**DO THIS**
Each line of the listing must be transcribed exactly, except for the images, which should be excluded.

######

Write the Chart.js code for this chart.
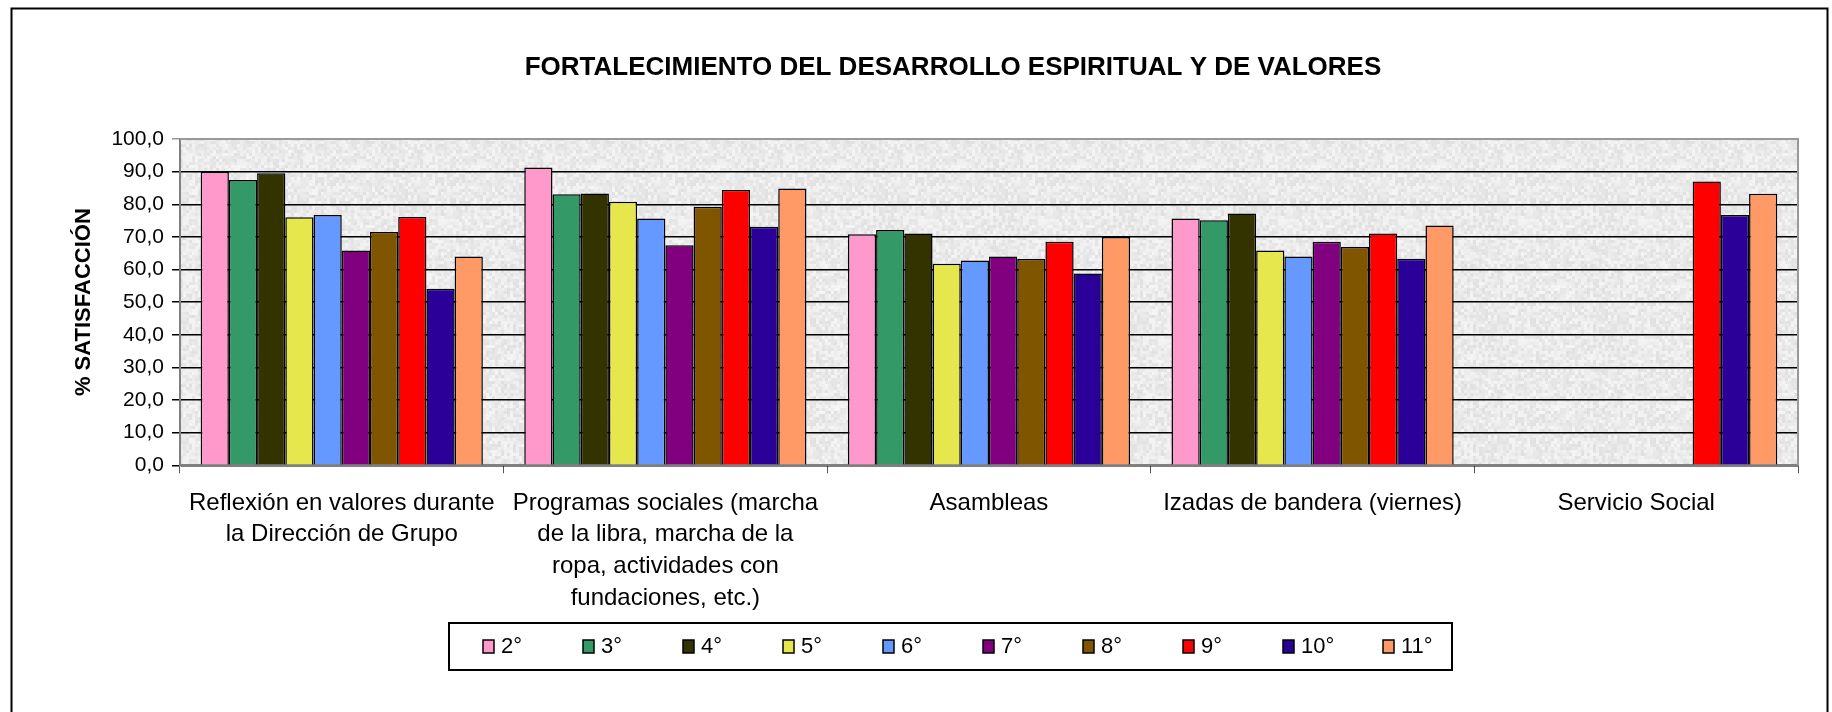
<!DOCTYPE html>
<html>
<head>
<meta charset="utf-8">
<script src="https://cdn.jsdelivr.net/npm/chart.js@4.4.0/dist/chart.umd.min.js"></script>
<style>
  html, body { margin: 0; padding: 0; background: #fff; }
  #wrap { width: 1832px; height: 712px; position: relative; }
</style>
</head>
<body>
<div id="wrap"><canvas id="myChart"></canvas></div>
<script>
// categories (multi-line labels as in the original)
const categories = [
    ['Reflexión en valores durante', 'la Dirección de Grupo'],
    ['Programas sociales (marcha', 'de la libra, marcha de la', 'ropa, actividades con', 'fundaciones, etc.)'],
    ['Asambleas'],
    ['Izadas de bandera (viernes)'],
    ['Servicio Social']
]
const grades = ['2°', '3°', '4°', '5°', '6°', '7°', '8°', '9°', '10°', '11°']

// % satisfaccion per grade
const g2  = [90.0, 91.3, 70.8, 75.6, null]
const g3  = [87.4, 83.1, 72.1, 75.1, null]
const g4  = [89.5, 83.3, 71.0, 77.2, null]
const g5  = [76.0, 80.8, 61.8, 65.8, null]
const g6  = [76.7, 75.6, 62.8, 64.0, null]
const g7  = [65.8, 67.4, 64.0, 68.5, null]
const g8  = [71.5, 79.2, 63.2, 66.9, null]
const g9  = [76.1, 84.4, 68.5, 71.0, 87.0]
const g10 = [54.1, 73.1, 58.8, 63.3, 76.7]
const g11 = [64.0, 84.8, 70.0, 73.5, 83.2]

const yTickLabels = ['0,0', '10,0', '20,0', '30,0', '40,0', '50,0', '60,0', '70,0', '80,0', '90,0', '100,0']

const chartTitle = 'FORTALECIMIENTO DEL DESARROLLO ESPIRITUAL Y DE VALORES'

const series = [g2, g3, g4, g5, g6, g7, g8, g9, g10, g11]
const colors = ['#FF99CC', '#339966', '#333300', '#E6E64D', '#6699FF', '#800080', '#7F5500', '#FF0000', '#2A0098', '#FF9966']

const FONT = '"Liberation Sans", Arial, sans-serif'
Chart.defaults.font.family = FONT
Chart.defaults.color = '#000'

// speckled grey background for the plot area
function makeTexture(){
    const c = document.createElement('canvas')
    c.width = 120; c.height = 120
    const cx = c.getContext('2d')
    let seed = 12345
    for(let y = 0; y < 120; y += 3){
        for(let x = 0; x < 120; x += 3){
            seed = (seed * 1103515245 + 12345) % 2147483648
            const v = 224 + (seed >> 8) % 22
            cx.fillStyle = 'rgb(' + v + ',' + v + ',' + v + ')'
            cx.fillRect(x, y, 3, 3)
        }
    }
    return c
}
const texture = makeTexture()

const decor = {
    id: 'decor',
    beforeDraw(chart){
        const ctx = chart.ctx
        const a = chart.chartArea
        ctx.save()
        ctx.fillStyle = '#fff'
        ctx.fillRect(0, 0, chart.width, chart.height)
        ctx.fillStyle = ctx.createPattern(texture, 'repeat')
        ctx.fillRect(a.left, a.top, a.right - a.left, a.bottom - a.top)
        ctx.restore()
    },
    afterDraw(chart){
        const ctx = chart.ctx
        const a = chart.chartArea
        ctx.save()
        // plot frame top/right
        ctx.strokeStyle = '#999'
        ctx.lineWidth = 2
        ctx.beginPath()
        ctx.moveTo(a.left, a.top)
        ctx.lineTo(a.right, a.top)
        ctx.lineTo(a.right, a.bottom)
        ctx.stroke()
        // outer frame
        ctx.strokeStyle = '#000'
        ctx.lineWidth = 2
        ctx.strokeRect(11.5, 8.5, 1816, 740)

        // title
        ctx.fillStyle = '#000'
        ctx.font = 'bold 26px ' + FONT
        ctx.textAlign = 'center'
        ctx.textBaseline = 'middle'
        ctx.fillText(chartTitle, 953, 68)

        // legend
        const lx = 449, ly = 623, lw = 1003, lh = 47
        ctx.lineWidth = 2
        ctx.strokeRect(lx, ly, lw, lh)
        ctx.font = '22px ' + FONT
        ctx.textBaseline = 'middle'
        ctx.textAlign = 'left'
        chart.data.datasets.forEach((ds, i) => {
            const bx = 483 + i * 100
            ctx.fillStyle = ds.backgroundColor
            ctx.fillRect(bx, 640, 11, 13)
            ctx.lineWidth = 1.5
            ctx.strokeStyle = '#000'
            ctx.strokeRect(bx, 640, 11, 13)
            ctx.fillStyle = '#000'
            ctx.fillText(ds.label, bx + 18, 647)
        })
        ctx.restore()
    }
}

const ctx = document.getElementById('myChart')
new Chart(ctx, {
    type: 'bar',
    data: {
        labels: categories,
        datasets: series.map((vals, i) => ({
            label: grades[i],
            data: vals,
            backgroundColor: colors[i],
            borderColor: '#000',
            borderWidth: 1.5,
            categoryPercentage: 0.872,
            barPercentage: 1.0
        }))
    },
    options: {
        responsive: true,
        maintainAspectRatio: false,
        animation: false,
        layout: { padding: { left: 50, right: 34, top: 139, bottom: 84 } },
        plugins: {
            legend: { display: false },
            tooltip: { enabled: false },
            title: { display: false }
        },
        scales: {
            x: {
                grid: {
                    display: true,
                    drawOnChartArea: false,
                    drawTicks: true,
                    tickLength: 8,
                    color: '#555',
                    offset: true
                },
                border: { color: '#808080', width: 2 },
                ticks: {
                    font: { size: 24, lineHeight: 1.32 },
                    color: '#000',
                    padding: 14,
                    maxRotation: 0,
                    autoSkip: false
                }
            },
            y: {
                min: 0,
                max: 100,
                grid: {
                    color: c => (c.tick && c.tick.value === 100) ? '#999' : '#000',
                    lineWidth: 1.5,
                    tickLength: 8
                },
                border: { color: '#808080', width: 2 },
                ticks: {
                    stepSize: 10,
                    font: { size: 21 },
                    color: '#000',
                    padding: 8,
                    callback: (v, i) => yTickLabels[i]
                },
                title: {
                    display: true,
                    text: '% SATISFACCIÓN',
                    font: { size: 22, weight: 'bold' },
                    color: '#000',
                    padding: { top: 21, bottom: 6 }
                }
            }
        }
    },
    plugins: [decor]
})
</script>
</body>
</html>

######

**EXPECTED ANSWER**
Write the Chart.js code for this chart.
<!DOCTYPE html>
<html>
<head>
<meta charset="utf-8">
<script src="https://cdn.jsdelivr.net/npm/chart.js@4.4.0/dist/chart.umd.min.js"></script>
<style>
  html, body { margin: 0; padding: 0; background: #fff; }
  #wrap { width: 1832px; height: 712px; position: relative; }
</style>
</head>
<body>
<div id="wrap"><canvas id="myChart"></canvas></div>
<script>
// categories (multi-line labels as in the original)
const categories = [
    ['Reflexión en valores durante', 'la Dirección de Grupo'],
    ['Programas sociales (marcha', 'de la libra, marcha de la', 'ropa, actividades con', 'fundaciones, etc.)'],
    ['Asambleas'],
    ['Izadas de bandera (viernes)'],
    ['Servicio Social']
]
const grades = ['2°', '3°', '4°', '5°', '6°', '7°', '8°', '9°', '10°', '11°']

// % satisfaccion per grade
const g2  = [90.0, 91.3, 70.8, 75.6, null]
const g3  = [87.4, 83.1, 72.1, 75.1, null]
const g4  = [89.5, 83.3, 71.0, 77.2, null]
const g5  = [76.0, 80.8, 61.8, 65.8, null]
const g6  = [76.7, 75.6, 62.8, 64.0, null]
const g7  = [65.8, 67.4, 64.0, 68.5, null]
const g8  = [71.5, 79.2, 63.2, 66.9, null]
const g9  = [76.1, 84.4, 68.5, 71.0, 87.0]
const g10 = [54.1, 73.1, 58.8, 63.3, 76.7]
const g11 = [64.0, 84.8, 70.0, 73.5, 83.2]

const yTickLabels = ['0,0', '10,0', '20,0', '30,0', '40,0', '50,0', '60,0', '70,0', '80,0', '90,0', '100,0']

const chartTitle = 'FORTALECIMIENTO DEL DESARROLLO ESPIRITUAL Y DE VALORES'

const series = [g2, g3, g4, g5, g6, g7, g8, g9, g10, g11]
const colors = ['#FF99CC', '#339966', '#333300', '#E6E64D', '#6699FF', '#800080', '#7F5500', '#FF0000', '#2A0098', '#FF9966']

const FONT = '"Liberation Sans", Arial, sans-serif'
Chart.defaults.font.family = FONT
Chart.defaults.color = '#000'

// speckled grey background for the plot area
function makeTexture(){
    const c = document.createElement('canvas')
    c.width = 120; c.height = 120
    const cx = c.getContext('2d')
    let seed = 12345
    for(let y = 0; y < 120; y += 3){
        for(let x = 0; x < 120; x += 3){
            seed = (seed * 1103515245 + 12345) % 2147483648
            const v = 224 + (seed >> 8) % 22
            cx.fillStyle = 'rgb(' + v + ',' + v + ',' + v + ')'
            cx.fillRect(x, y, 3, 3)
        }
    }
    return c
}
const texture = makeTexture()

const decor = {
    id: 'decor',
    beforeDraw(chart){
        const ctx = chart.ctx
        const a = chart.chartArea
        ctx.save()
        ctx.fillStyle = '#fff'
        ctx.fillRect(0, 0, chart.width, chart.height)
        ctx.fillStyle = ctx.createPattern(texture, 'repeat')
        ctx.fillRect(a.left, a.top, a.right - a.left, a.bottom - a.top)
        ctx.restore()
    },
    afterDraw(chart){
        const ctx = chart.ctx
        const a = chart.chartArea
        ctx.save()
        // plot frame top/right
        ctx.strokeStyle = '#999'
        ctx.lineWidth = 2
        ctx.beginPath()
        ctx.moveTo(a.left, a.top)
        ctx.lineTo(a.right, a.top)
        ctx.lineTo(a.right, a.bottom)
        ctx.stroke()
        // outer frame
        ctx.strokeStyle = '#000'
        ctx.lineWidth = 2
        ctx.strokeRect(11.5, 8.5, 1816, 740)

        // title
        ctx.fillStyle = '#000'
        ctx.font = 'bold 26px ' + FONT
        ctx.textAlign = 'center'
        ctx.textBaseline = 'middle'
        ctx.fillText(chartTitle, 953, 68)

        // legend
        const lx = 449, ly = 623, lw = 1003, lh = 47
        ctx.lineWidth = 2
        ctx.strokeRect(lx, ly, lw, lh)
        ctx.font = '22px ' + FONT
        ctx.textBaseline = 'middle'
        ctx.textAlign = 'left'
        chart.data.datasets.forEach((ds, i) => {
            const bx = 483 + i * 100
            ctx.fillStyle = ds.backgroundColor
            ctx.fillRect(bx, 640, 11, 13)
            ctx.lineWidth = 1.5
            ctx.strokeStyle = '#000'
            ctx.strokeRect(bx, 640, 11, 13)
            ctx.fillStyle = '#000'
            ctx.fillText(ds.label, bx + 18, 647)
        })
        ctx.restore()
    }
}

const ctx = document.getElementById('myChart')
new Chart(ctx, {
    type: 'bar',
    data: {
        labels: categories,
        datasets: series.map((vals, i) => ({
            label: grades[i],
            data: vals,
            backgroundColor: colors[i],
            borderColor: '#000',
            borderWidth: 1.5,
            categoryPercentage: 0.872,
            barPercentage: 1.0
        }))
    },
    options: {
        responsive: true,
        maintainAspectRatio: false,
        animation: false,
        layout: { padding: { left: 50, right: 34, top: 139, bottom: 84 } },
        plugins: {
            legend: { display: false },
            tooltip: { enabled: false },
            title: { display: false }
        },
        scales: {
            x: {
                grid: {
                    display: true,
                    drawOnChartArea: false,
                    drawTicks: true,
                    tickLength: 8,
                    color: '#555',
                    offset: true
                },
                border: { color: '#808080', width: 2 },
                ticks: {
                    font: { size: 24, lineHeight: 1.32 },
                    color: '#000',
                    padding: 14,
                    maxRotation: 0,
                    autoSkip: false
                }
            },
            y: {
                min: 0,
                max: 100,
                grid: {
                    color: c => (c.tick && c.tick.value === 100) ? '#999' : '#000',
                    lineWidth: 1.5,
                    tickLength: 8
                },
                border: { color: '#808080', width: 2 },
                ticks: {
                    stepSize: 10,
                    font: { size: 21 },
                    color: '#000',
                    padding: 8,
                    callback: (v, i) => yTickLabels[i]
                },
                title: {
                    display: true,
                    text: '% SATISFACCIÓN',
                    font: { size: 22, weight: 'bold' },
                    color: '#000',
                    padding: { top: 21, bottom: 6 }
                }
            }
        }
    },
    plugins: [decor]
})
</script>
</body>
</html>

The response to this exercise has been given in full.